* [Task prompt]
Please, without the pictures, retype exactly the lines from the start of the material through the line that holds "BBJ GWAS (7,062".
──────
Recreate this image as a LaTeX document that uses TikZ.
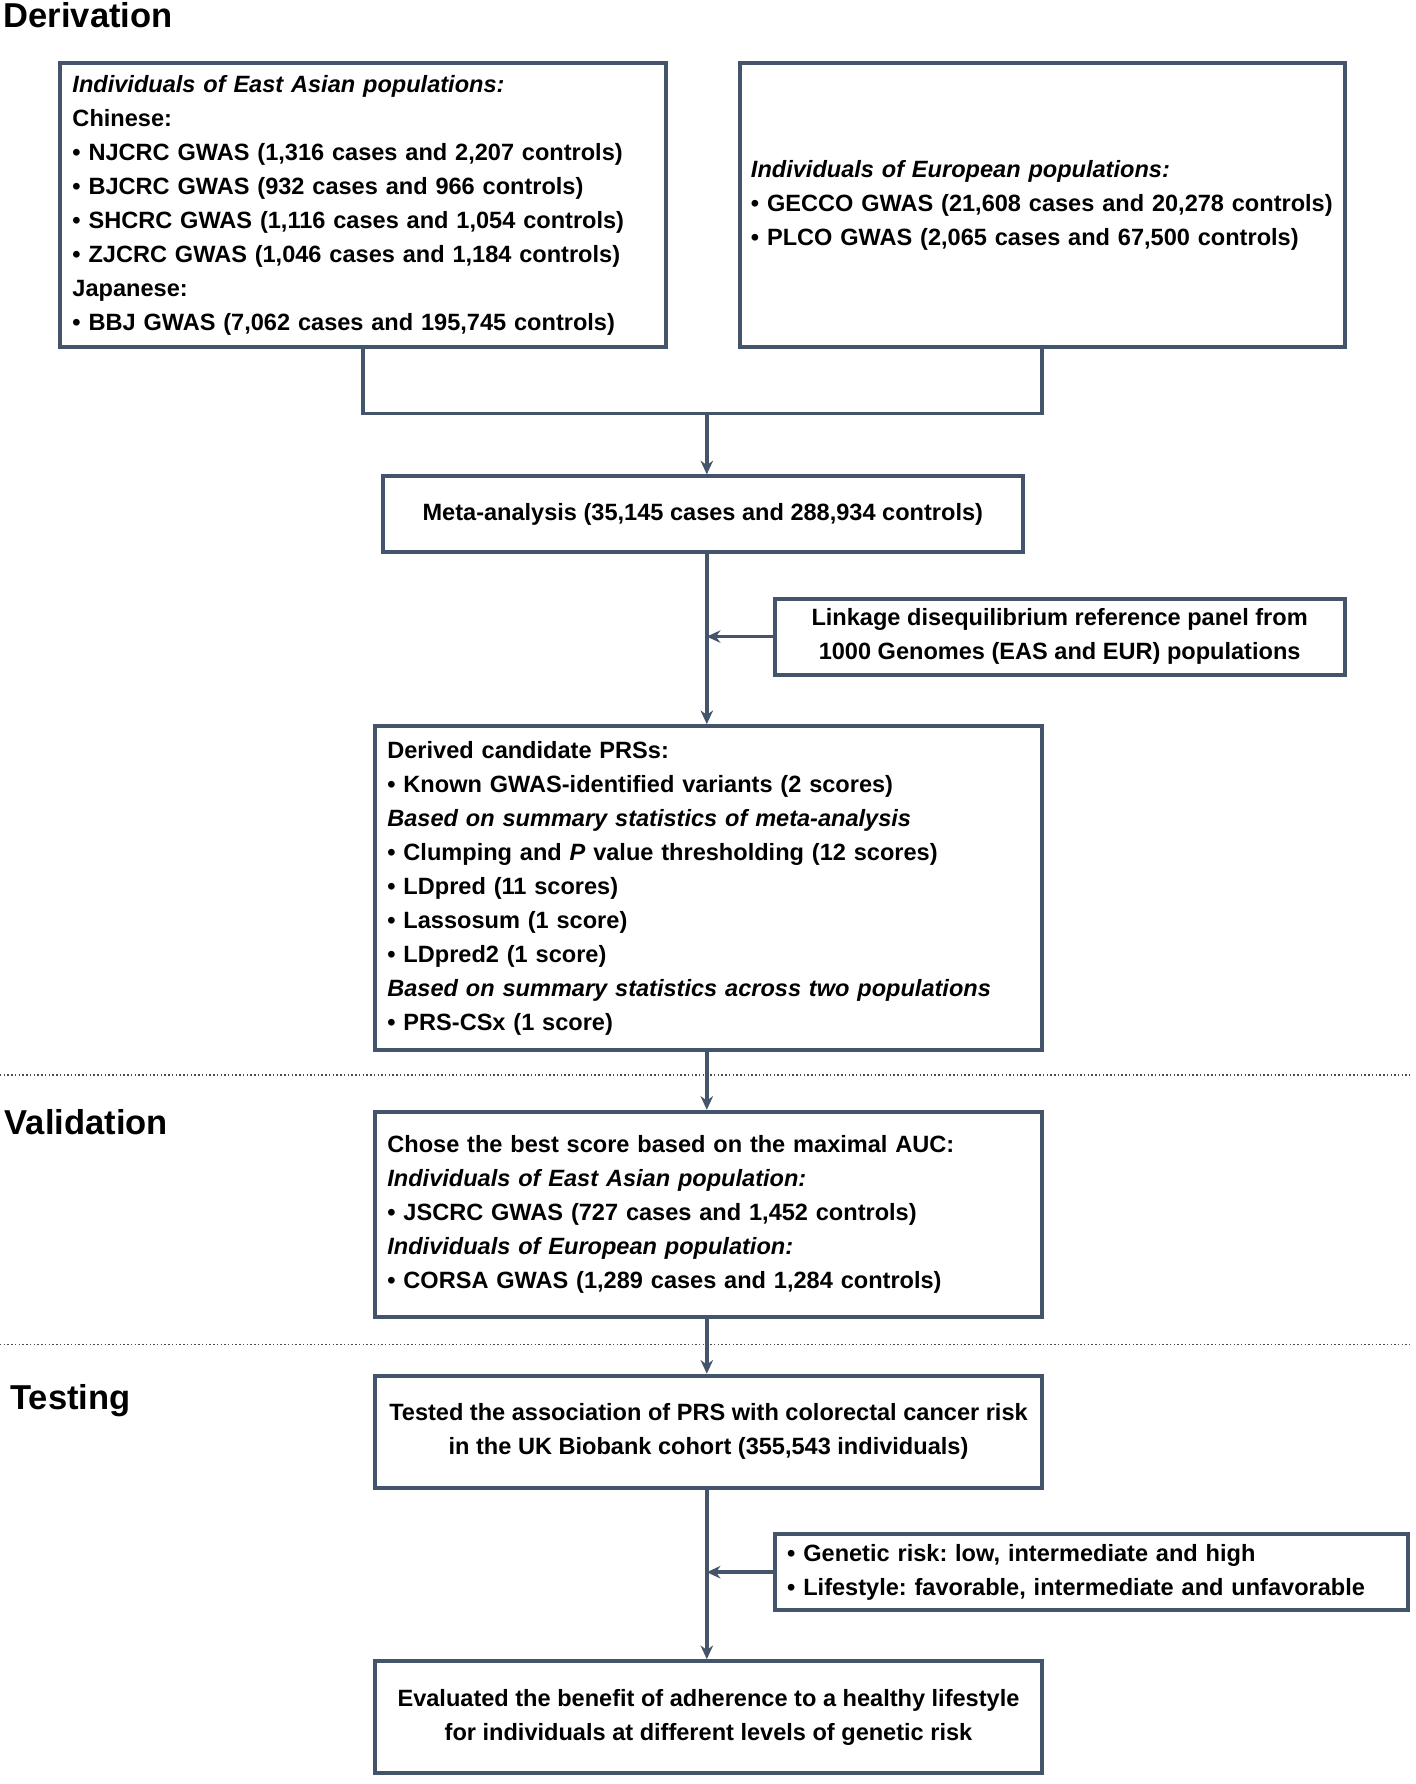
\documentclass[tikz,border=0pt]{standalone}
\usepackage{fontspec}
\setmainfont{Liberation Sans}
\usetikzlibrary{arrows.meta}
\definecolor{lc}{HTML}{44546A}
\frenchspacing
\begin{document}
\begin{tikzpicture}[x=1pt,y=-1pt,
  boxtxt/.style={font=\fontsize{20.8}{30}\selectfont\bfseries},
  box/.style={boxtxt, draw=lc, line width=3.5pt, fill=white, inner ysep=0pt},
  lbox/.style={box, align=left},
  cbox/.style={box, align=center},
  arr/.style={draw=lc, line width=3.2pt, -{Stealth[length=12pt,width=11pt]}},
  conn/.style={draw=lc, line width=3.2pt},
  sepline/.style={draw=black!70, dotted, line width=1.3pt},
  sectitle/.style={font=\fontsize{30.5}{36}\selectfont\bfseries, anchor=base west, inner sep=0pt}
]
\useasboundingbox (0,0) rectangle (1250,1575);
\fill[white] (0,0) rectangle (1250,1575);

% section titles
\node[sectitle] (tder) at (3,24) {Derivation};
\node[sectitle] (tval) at (4,1002) {Validation};
\node[sectitle] (ttest) at (9,1244) {Testing};

% separators
\draw[sepline] (0,949) -- (1245,949);
\draw[sepline] (0,1187) -- (1245,1187);

% boxes
\node[lbox, minimum width=535pt, minimum height=250pt, text width=513pt, inner xsep=11pt] (eas) at (320.5,181) {%
\textit{Individuals of East Asian populations:}\\
Chinese:\\
• NJCRC GWAS (1,316 cases and 2,207 controls)\\
• BJCRC GWAS (932 cases and 966 controls)\\
• SHCRC GWAS (1,116 cases and 1,054 controls)\\
• ZJCRC GWAS (1,046 cases and 1,184 controls)\\
Japanese:\\
• BBJ GWAS (7,062 cases and 195,745 controls)};

\node[lbox, minimum width=534pt, minimum height=250pt, text width=514pt, inner xsep=10pt] (eur) at (920,181) {%
\textit{Individuals of European populations:}\\
• GECCO GWAS (21,608 cases and 20,278 controls)\\
• PLCO GWAS (2,065 cases and 67,500 controls)};

\node[cbox, minimum width=565pt, minimum height=67pt] (meta) at (620.5,454) {Meta-analysis (35,145 cases and 288,934 controls)};

\node[cbox, minimum width=503pt, minimum height=67pt] (ld) at (935.5,562) {Linkage disequilibrium reference panel from\\1000 Genomes (EAS and EUR) populations};

\node[lbox, minimum width=589pt, minimum height=286pt, text width=567pt, inner xsep=11pt] (prs) at (625.5,784) {%
Derived candidate PRSs:\\
• Known GWAS-identified variants (2 scores)\\
\textit{Based on summary statistics of meta-analysis}\\
• Clumping and \textit{P} value thresholding (12 scores)\\
• LDpred (11 scores)\\
• Lassosum (1 score)\\
• LDpred2 (1 score)\\
\textit{Based on summary statistics across two populations}\\
• PRS-CSx (1 score)};

\node[lbox, minimum width=589pt, minimum height=181pt, text width=567pt, inner xsep=11pt] (val) at (625.5,1072) {%
Chose the best score based on the maximal AUC:\\
\textit{Individuals of East Asian population:}\\
• JSCRC GWAS (727 cases and 1,452 controls)\\
\textit{Individuals of European population:}\\
• CORSA GWAS (1,289 cases and 1,284 controls)};

\node[cbox, minimum width=589pt, minimum height=99pt] (test) at (625.5,1264) {Tested the association of PRS with colorectal cancer risk\\in the UK Biobank cohort (355,543 individuals)};

\node[lbox, minimum width=559pt, minimum height=67pt, text width=537pt, inner xsep=11pt] (life) at (963.5,1388) {%
• Genetic risk: low, intermediate and high\\
• Lifestyle: favorable, intermediate and unfavorable};

\node[cbox, minimum width=589pt, minimum height=99pt] (eval) at (625.5,1516) {Evaluated the benefit of adherence to a healthy lifestyle\\for individuals at different levels of genetic risk};

% connectors
\coordinate (j) at (624,365);
\draw[conn] (eas.south) |- (j) -| (eur.south);
\draw[arr] (j) -- (meta.north -| j);
\draw[arr] (meta.south -| j) -- (prs.north -| j);
\draw[arr] (ld.west) -- (ld.west -| j);
\draw[arr] (prs.south -| j) -- (val.north -| j);
\draw[arr] (val.south -| j) -- (test.north -| j);
\draw[arr] (test.south -| j) -- (eval.north -| j);
\draw[arr] (life.west) -- (life.west -| j);
\end{tikzpicture}
\end{document}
──────
* [Solution for this exercise]
Recreate this image as a LaTeX document that uses TikZ.
\documentclass[tikz,border=0pt]{standalone}
\usepackage{fontspec}
\setmainfont{Liberation Sans}
\usetikzlibrary{arrows.meta}
\definecolor{lc}{HTML}{44546A}
\frenchspacing
\begin{document}
\begin{tikzpicture}[x=1pt,y=-1pt,
  boxtxt/.style={font=\fontsize{20.8}{30}\selectfont\bfseries},
  box/.style={boxtxt, draw=lc, line width=3.5pt, fill=white, inner ysep=0pt},
  lbox/.style={box, align=left},
  cbox/.style={box, align=center},
  arr/.style={draw=lc, line width=3.2pt, -{Stealth[length=12pt,width=11pt]}},
  conn/.style={draw=lc, line width=3.2pt},
  sepline/.style={draw=black!70, dotted, line width=1.3pt},
  sectitle/.style={font=\fontsize{30.5}{36}\selectfont\bfseries, anchor=base west, inner sep=0pt}
]
\useasboundingbox (0,0) rectangle (1250,1575);
\fill[white] (0,0) rectangle (1250,1575);

% section titles
\node[sectitle] (tder) at (3,24) {Derivation};
\node[sectitle] (tval) at (4,1002) {Validation};
\node[sectitle] (ttest) at (9,1244) {Testing};

% separators
\draw[sepline] (0,949) -- (1245,949);
\draw[sepline] (0,1187) -- (1245,1187);

% boxes
\node[lbox, minimum width=535pt, minimum height=250pt, text width=513pt, inner xsep=11pt] (eas) at (320.5,181) {%
\textit{Individuals of East Asian populations:}\\
Chinese:\\
• NJCRC GWAS (1,316 cases and 2,207 controls)\\
• BJCRC GWAS (932 cases and 966 controls)\\
• SHCRC GWAS (1,116 cases and 1,054 controls)\\
• ZJCRC GWAS (1,046 cases and 1,184 controls)\\
Japanese:\\
• BBJ GWAS (7,062 cases and 195,745 controls)};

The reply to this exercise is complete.